I ministri di sesso maschile se la sono cavata tutti, perfino Dario Franceschini con i soliti mocassini sfondati e la giacca oversize da funzionario di vecchia scuola che comunque ci rassicura: la gioia di ritrovarlo alla Cultura a riparare i danni inflitti alla sua riforma dall’incompetenza di Alberto Bonisoli e dal suo cattivo consigliere Tomaso Montanari è tale che ci sarebbe piaciuto anche in maniche di camicia e con le dita nel naso, l’avremmo trovato chic comunque. La verità è che a furia di leggiucchiare le rubriche di stile dei quotidiani senza farsi vedere, e ad eccezione di Matteo Salvini che non si è fatto ancora riprendere in una diretta Facebook sul giuramento di oggi, i politici italiani hanno imparato almeno un po’ a vestirsi. Non tutti possono permettersi le scarpe francesine impeccabili del premier Giuseppe Conte detto Giuseppi e nemmeno il punto di ceruleo “Miranda Priestly” della sua cravatta (avrete notato che quasi nessuno porta più il rosso, colore in voga nel governo Gentiloni); ma per esempio il ministro dell’Ambiente Sergio Costa, pur fra le mille polemiche che hanno accompagnato la sua precedente gestione del dicastero dell’Ambiente, in tema di eleganza e uso di mondo è un signore che sa il fatto suo, a differenza di Luigi Di Maio, sempre troppo lucido e nel volto e nella cravatta e nel tessuto degli abiti; troppo matrimonio beneventano, ecco.
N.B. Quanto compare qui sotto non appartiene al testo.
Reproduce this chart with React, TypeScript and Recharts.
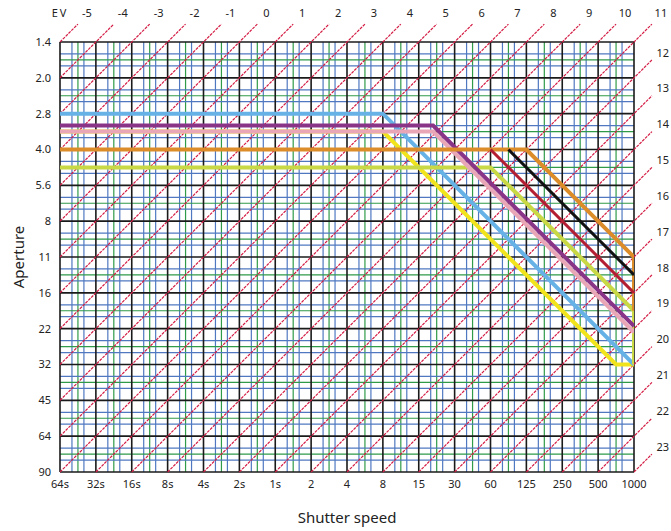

Le donne, invece e in genere, quando e se chiamate a ruoli istituzionali sono rimaste al “Dress for success” di John T. Molloy del 1975, cioè all’abito da uomo in versione femminile, al “tajer” che, essendo italiane mangiatrici di pasta e dunque generalmente provviste di un cleavage, cioè di una scollatura, non affiancano alla camicia col fiocco stile Thatcher che l’autore suggeriva e che è stata riportata di recente sulle passerelle da Gucci, ma alla maglietta scollatina e al vezzo di perle. Il guardaroba di Christine Lagarde, autorevole anche in abito intero, ignara dell’esistenza del body aderente, ha insegnato alcunché a nessuna, o forse poche possono permettersi i suoi tagli Chanel. Probabilmente lo fanno anche per evitare le accuse di compulsione spendereccia che accompagna le donne dai tempi di Catone il Censore. Il problema non è quante donne siano entrate a far parte del nuovo esecutivo. Il punto è che sono ancora costrette a mascherarsi da uomini.